Normalize A Moving Average
A kernel of ones adds a window; dividing by the window length turns it into an average. Edge values still depend on the chosen mode, so document whether the result is padded, centered, or shorter than the original signal.
import numpy as np
window = 3
signal = np.array([3, 6, 9, 12, 15])
kernel = np.ones(window) / window
smoothed = np.convolve(signal, kernel, mode="same")
print(smoothed)
Validate Inputs And Alignment
np.convolve expects one-dimensional array-like inputs. Flattening a matrix may hide a data-shape bug, so reject unexpected dimensions near the boundary and test a short known example before processing a large signal.
import numpy as np
def convolve_1d(signal, kernel, mode="same"):
signal = np.asarray(signal)
kernel = np.asarray(kernel)
if signal.ndim != 1 or kernel.ndim != 1:
raise ValueError("signal and kernel must be one-dimensional")
return np.convolve(signal, kernel, mode=mode)
print(convolve_1d([1, 2, 3], [1, 0]))
NumPy documents np.convolve(), including its one-dimensional inputs, output modes, and commutative behavior. Related references include moving averages, NumPy differences, and array shape conversion.
For related signal-processing tasks, compare moving averages, NumPy differences, and array reshaping when preparing inputs and interpreting output length.
Frequently Asked Questions
What does NumPy convolve do?
It computes the discrete one-dimensional convolution of two sequences, often used for smoothing and filtering.
What is the difference between full same and valid?
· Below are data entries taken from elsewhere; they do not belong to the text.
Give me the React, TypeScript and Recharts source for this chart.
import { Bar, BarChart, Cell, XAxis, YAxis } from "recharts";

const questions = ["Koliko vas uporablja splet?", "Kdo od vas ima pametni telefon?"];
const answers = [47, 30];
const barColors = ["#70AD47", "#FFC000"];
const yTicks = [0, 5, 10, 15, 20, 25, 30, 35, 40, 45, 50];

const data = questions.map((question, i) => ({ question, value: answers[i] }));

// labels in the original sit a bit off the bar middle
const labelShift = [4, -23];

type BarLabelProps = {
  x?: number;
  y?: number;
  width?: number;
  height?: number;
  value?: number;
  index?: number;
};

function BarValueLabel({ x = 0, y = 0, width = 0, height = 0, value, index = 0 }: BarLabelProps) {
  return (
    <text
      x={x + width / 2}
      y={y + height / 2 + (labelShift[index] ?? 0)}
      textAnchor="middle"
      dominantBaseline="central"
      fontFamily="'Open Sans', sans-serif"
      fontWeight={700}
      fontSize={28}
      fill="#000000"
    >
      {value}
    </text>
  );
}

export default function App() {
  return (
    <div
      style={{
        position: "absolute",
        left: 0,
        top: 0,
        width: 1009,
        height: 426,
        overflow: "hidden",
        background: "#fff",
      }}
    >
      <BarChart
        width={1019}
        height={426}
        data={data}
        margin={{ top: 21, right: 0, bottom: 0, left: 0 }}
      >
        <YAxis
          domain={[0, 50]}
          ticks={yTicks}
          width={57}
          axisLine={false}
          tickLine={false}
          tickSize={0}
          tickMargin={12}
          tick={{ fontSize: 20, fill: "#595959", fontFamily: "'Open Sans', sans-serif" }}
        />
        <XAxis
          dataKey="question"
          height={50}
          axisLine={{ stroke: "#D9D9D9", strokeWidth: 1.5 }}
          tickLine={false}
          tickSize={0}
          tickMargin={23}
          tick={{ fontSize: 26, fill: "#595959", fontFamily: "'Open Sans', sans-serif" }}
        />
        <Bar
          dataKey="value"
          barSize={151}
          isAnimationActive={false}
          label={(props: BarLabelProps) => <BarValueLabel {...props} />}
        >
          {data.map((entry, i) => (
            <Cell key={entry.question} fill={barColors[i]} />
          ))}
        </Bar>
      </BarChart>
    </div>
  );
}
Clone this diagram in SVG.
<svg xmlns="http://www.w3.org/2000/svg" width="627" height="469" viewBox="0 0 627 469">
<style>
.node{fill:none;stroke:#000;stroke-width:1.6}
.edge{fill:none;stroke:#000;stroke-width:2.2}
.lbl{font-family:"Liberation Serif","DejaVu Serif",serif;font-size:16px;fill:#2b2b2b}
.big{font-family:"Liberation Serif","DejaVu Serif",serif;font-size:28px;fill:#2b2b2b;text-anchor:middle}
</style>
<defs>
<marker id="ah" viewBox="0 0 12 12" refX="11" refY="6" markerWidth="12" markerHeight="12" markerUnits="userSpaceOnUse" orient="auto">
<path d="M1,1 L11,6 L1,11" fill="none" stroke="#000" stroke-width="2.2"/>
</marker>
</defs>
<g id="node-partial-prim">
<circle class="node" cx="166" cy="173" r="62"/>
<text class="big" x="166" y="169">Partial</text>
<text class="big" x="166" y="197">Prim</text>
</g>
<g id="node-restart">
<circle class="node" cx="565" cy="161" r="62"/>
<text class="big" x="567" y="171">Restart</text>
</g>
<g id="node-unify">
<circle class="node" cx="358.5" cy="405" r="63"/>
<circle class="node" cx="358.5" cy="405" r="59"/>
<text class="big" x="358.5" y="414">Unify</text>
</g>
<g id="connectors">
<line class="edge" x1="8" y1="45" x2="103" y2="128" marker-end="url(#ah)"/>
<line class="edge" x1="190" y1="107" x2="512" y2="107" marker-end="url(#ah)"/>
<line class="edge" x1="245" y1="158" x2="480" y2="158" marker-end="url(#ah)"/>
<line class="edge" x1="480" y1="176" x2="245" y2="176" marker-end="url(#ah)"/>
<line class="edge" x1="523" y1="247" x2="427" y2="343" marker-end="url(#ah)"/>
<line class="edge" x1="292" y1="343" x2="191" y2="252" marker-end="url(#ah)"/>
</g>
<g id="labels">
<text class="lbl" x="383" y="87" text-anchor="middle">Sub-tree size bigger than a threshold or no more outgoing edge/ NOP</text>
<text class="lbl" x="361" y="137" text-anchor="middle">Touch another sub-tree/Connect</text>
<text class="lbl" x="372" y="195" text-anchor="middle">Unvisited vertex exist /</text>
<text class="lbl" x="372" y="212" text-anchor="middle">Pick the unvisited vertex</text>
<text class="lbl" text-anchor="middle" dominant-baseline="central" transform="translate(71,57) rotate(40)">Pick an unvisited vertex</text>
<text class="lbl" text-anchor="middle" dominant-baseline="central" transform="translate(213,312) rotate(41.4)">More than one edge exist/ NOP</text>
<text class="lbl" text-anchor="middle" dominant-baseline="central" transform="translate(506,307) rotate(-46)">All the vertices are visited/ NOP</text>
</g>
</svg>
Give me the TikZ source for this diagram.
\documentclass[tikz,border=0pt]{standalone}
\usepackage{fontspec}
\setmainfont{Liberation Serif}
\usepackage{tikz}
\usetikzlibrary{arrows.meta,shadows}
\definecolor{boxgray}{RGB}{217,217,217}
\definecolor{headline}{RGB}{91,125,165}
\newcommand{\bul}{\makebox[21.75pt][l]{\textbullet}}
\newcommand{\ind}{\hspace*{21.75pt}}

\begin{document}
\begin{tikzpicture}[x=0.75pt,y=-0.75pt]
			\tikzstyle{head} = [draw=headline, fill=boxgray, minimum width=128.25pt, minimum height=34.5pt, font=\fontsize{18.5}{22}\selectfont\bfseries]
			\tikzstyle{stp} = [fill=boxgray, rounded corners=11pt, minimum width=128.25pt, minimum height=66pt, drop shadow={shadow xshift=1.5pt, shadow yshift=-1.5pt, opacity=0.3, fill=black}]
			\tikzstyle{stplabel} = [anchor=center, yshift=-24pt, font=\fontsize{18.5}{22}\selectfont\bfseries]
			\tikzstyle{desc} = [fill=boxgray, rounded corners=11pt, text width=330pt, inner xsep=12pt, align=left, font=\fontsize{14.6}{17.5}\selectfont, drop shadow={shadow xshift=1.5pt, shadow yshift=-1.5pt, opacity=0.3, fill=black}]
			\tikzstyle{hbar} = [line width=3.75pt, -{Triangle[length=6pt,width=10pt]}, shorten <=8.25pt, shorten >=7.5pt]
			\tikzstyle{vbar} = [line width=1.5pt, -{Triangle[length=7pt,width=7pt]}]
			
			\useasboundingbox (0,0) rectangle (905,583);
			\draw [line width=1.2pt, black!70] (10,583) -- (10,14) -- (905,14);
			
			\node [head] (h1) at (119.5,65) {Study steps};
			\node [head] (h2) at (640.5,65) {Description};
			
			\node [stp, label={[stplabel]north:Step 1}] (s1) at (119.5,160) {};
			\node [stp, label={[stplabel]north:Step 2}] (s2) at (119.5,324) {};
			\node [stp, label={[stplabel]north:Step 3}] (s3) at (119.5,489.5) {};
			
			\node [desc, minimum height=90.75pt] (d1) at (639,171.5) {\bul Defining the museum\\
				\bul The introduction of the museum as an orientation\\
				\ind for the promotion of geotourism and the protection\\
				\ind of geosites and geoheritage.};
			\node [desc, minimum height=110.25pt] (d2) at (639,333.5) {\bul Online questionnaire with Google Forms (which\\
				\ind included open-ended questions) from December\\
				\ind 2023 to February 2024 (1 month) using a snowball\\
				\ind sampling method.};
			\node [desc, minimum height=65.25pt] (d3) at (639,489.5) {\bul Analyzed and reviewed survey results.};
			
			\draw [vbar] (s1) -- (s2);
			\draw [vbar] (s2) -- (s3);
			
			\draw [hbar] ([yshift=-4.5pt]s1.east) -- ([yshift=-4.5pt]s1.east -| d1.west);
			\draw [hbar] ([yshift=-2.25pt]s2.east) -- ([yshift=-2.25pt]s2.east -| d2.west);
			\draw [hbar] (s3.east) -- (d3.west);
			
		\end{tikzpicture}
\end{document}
full returns every overlap, same matches the first input length, and valid keeps only complete overlaps.
Does np.convolve commute?
For the mathematical convolution, swapping the inputs gives the same values, but same mode uses the first input to choose the output length.
How do I smooth a signal with convolve?
Normalize a moving-average kernel such as np.ones(window)/window and apply it with the mode that matches your edge policy.